Across Europe and the United States, Mathieu (1921-2012) played a decisive role within abstraction in the late 1940s and early 1950s, during the movement’s burgeoning. He diverted from the geometrical abstractions that dominated the previous era with a visual language that favored form over content and gesture over intent, and aimed for uninhibited creative expression. He termed this newfound aesthetic “Lyrical Abstraction”, after a description of his work by French critic Jean José Marchand (1947). His works are characterized by a calligraphic quality of line that he created using long brushes and by applying paint directly from tubes onto the canvas. The immediacy and rapid execution of these distinct methods guaranteed the freedom with which he defined his oeuvre. According to Clement Greenberg, Mathieu was the most powerful amongst European painters. Mathieu’s work has been the subject of numerous retrospectives, and is included in more than 80 museums and public permanent collections, including the Art Institute of Chicago; the Centre Georges Pompidou, Paris; the Hirshhorn Museum and Sculpture Garden, Washington, DC; the Kunstmuseum Basel; the Kunsthaus Zurich; the Museum of Contemporary Art, Los Angeles; the Museum of Fine Arts, Houston; the Museum of Modern Art, New York; the Musée National d’Art Moderne, Paris; the Solomon R. Guggenheim Museum, New York; and the Tate, London.

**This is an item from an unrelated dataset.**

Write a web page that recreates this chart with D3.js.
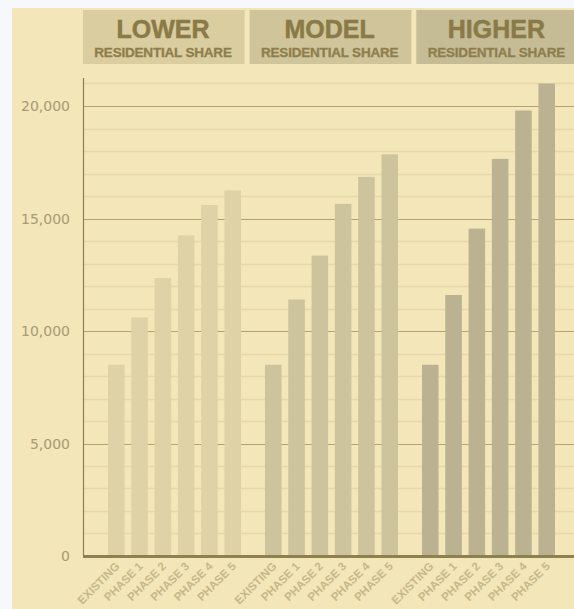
<!DOCTYPE html>
<html><head><meta charset="utf-8">
<script src="https://cdn.jsdelivr.net/npm/d3@7"></script>
<style>
html,body{margin:0;padding:0;background:#F7F8FC;}
svg{display:block;}
</style></head>
<body>
<svg id="chart" width="574" height="609"></svg>
<script>
const groups = ["LOWER", "MODEL", "HIGHER"];
const groupSub = ["RESIDENTIAL SHARE", "RESIDENTIAL SHARE", "RESIDENTIAL SHARE"];
const phases = ["EXISTING", "PHASE 1", "PHASE 2", "PHASE 3", "PHASE 4", "PHASE 5"];
const lowerValues  = [8500, 10600, 12350, 14250, 15600, 16250];
const modelValues  = [8500, 11400, 13350, 15650, 16850, 17850];
const higherValues = [8500, 11600, 14550, 17650, 19800, 21000];
const yTicks = [0, 5000, 10000, 15000, 20000];
const barColors = ["#DFD2A6", "#CDC39C", "#BAB290"];
const boxColors = ["#DACD9F", "#D0C49B", "#C5BC96"];

const seriesValues = [lowerValues, modelValues, higherValues];

const svg = d3.select("#chart");
const W = 574, H = 609;

svg.append("rect").attr("x", 12).attr("y", 8).attr("width", W - 12).attr("height", H - 8).attr("fill", "#F3E6B8");

const y = d3.scaleLinear().domain([0, 20000]).range([556, 106]);
const xAxisLeft = 83;

// minor gridlines
const minor = d3.range(1000, 21001, 1000).filter(v => v % 5000 !== 0);
svg.append("g").selectAll("line").data(minor).join("line")
  .attr("x1", xAxisLeft).attr("x2", W)
  .attr("y1", d => Math.round(y(d)) + 0.5).attr("y2", d => Math.round(y(d)) + 0.5)
  .attr("stroke", "#E8D8A8").attr("stroke-width", 1.5);

// major gridlines
svg.append("g").selectAll("line").data(yTicks.filter(d => d > 0)).join("line")
  .attr("x1", xAxisLeft).attr("x2", W)
  .attr("y1", d => Math.round(y(d)) + 0.5).attr("y2", d => Math.round(y(d)) + 0.5)
  .attr("stroke", "#B3A36F").attr("stroke-width", 1.2);

// y tick labels
svg.append("g").selectAll("text").data(yTicks).join("text")
  .attr("x", 70).attr("y", d => y(d) + 5)
  .attr("text-anchor", "end")
  .attr("font-family", "DejaVu Sans, Verdana, sans-serif")
  .attr("font-size", 14)
  .attr("fill", "#A69A74")
  .text(d => d3.format(",")(d));

// y axis line
svg.append("line").attr("x1", xAxisLeft + 0.5).attr("x2", xAxisLeft + 0.5)
  .attr("y1", 78).attr("y2", 556).attr("stroke", "#8F8052").attr("stroke-width", 1.2);

// scales for bars
const xg = d3.scaleBand().domain(groups).range([96, 567]).paddingInner(0).paddingOuter(0);
const xp = d3.scaleBand().domain(phases).range([0, xg.bandwidth()]).paddingInner(0.29).paddingOuter(0.515);

groups.forEach((g, gi) => {
  const gEl = svg.append("g").attr("transform", `translate(${xg(g)},0)`);
  gEl.selectAll("rect").data(phases.map((p, i) => ({p, v: seriesValues[gi][i]}))).join("rect")
    .attr("x", d => xp(d.p)).attr("width", xp.bandwidth())
    .attr("y", d => y(d.v)).attr("height", d => y(0) - y(d.v))
    .attr("fill", barColors[gi]);
  gEl.selectAll("text").data(phases).join("text")
    .attr("transform", d => `translate(${xp(d) + xp.bandwidth() / 2 + 4},567) rotate(-45)`)
    .attr("text-anchor", "end")
    .attr("font-family", "Liberation Sans, Arial, sans-serif")
    .attr("font-weight", "bold")
    .attr("font-size", 11.5)
    .attr("fill", "#C7B888")
    .text(d => d);
});

// baseline
svg.append("line").attr("x1", xAxisLeft).attr("x2", W)
  .attr("y1", 556.5).attr("y2", 556.5).attr("stroke", "#8F8050").attr("stroke-width", 3);

// header boxes
const xh = d3.scaleBand().domain(groups).range([83, 578]).paddingInner(0.03).paddingOuter(0);
const hg = svg.append("g").selectAll("g").data(groups).join("g")
  .attr("transform", d => `translate(${xh(d)},10)`);
hg.append("rect").attr("width", xh.bandwidth()).attr("height", 54)
  .attr("fill", (d, i) => boxColors[i]);
hg.append("text").attr("x", 80).attr("y", 28)
  .attr("text-anchor", "middle")
  .attr("font-family", "Liberation Sans, Arial, sans-serif")
  .attr("font-weight", "bold").attr("font-size", 25)
  .attr("fill", "#8A7A47").attr("stroke", "#8A7A47").attr("stroke-width", 0.5)
  .text(d => d);
hg.append("text").attr("x", 80).attr("y", 47)
  .attr("text-anchor", "middle")
  .attr("font-family", "Liberation Sans, Arial, sans-serif")
  .attr("font-weight", "bold").attr("font-size", 13.5)
  .attr("letter-spacing", -0.2)
  .attr("fill", "#8E7E4D").attr("stroke", "#8E7E4D").attr("stroke-width", 0.3)
  .text((d, i) => groupSub[i]);
</script>
</body></html>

“Mathieu is inimitable because he does not even imitate himself. Each painting is an unpremeditated paroxysm, as unselfconscious as a child’s scribble, or the autograph of a caliph. The sign is elaborated into a signature: a personal symbol, but since it is emitted from the depths of the unconscious, it has the inky intensity of a sepiaceous ejaculation, and the complexity of a serpent’s nest. A painting by Mathieu has power because it registers a direct current of sensibility, and because its calligraphy exposes depths hitherto unknown even to the painter.”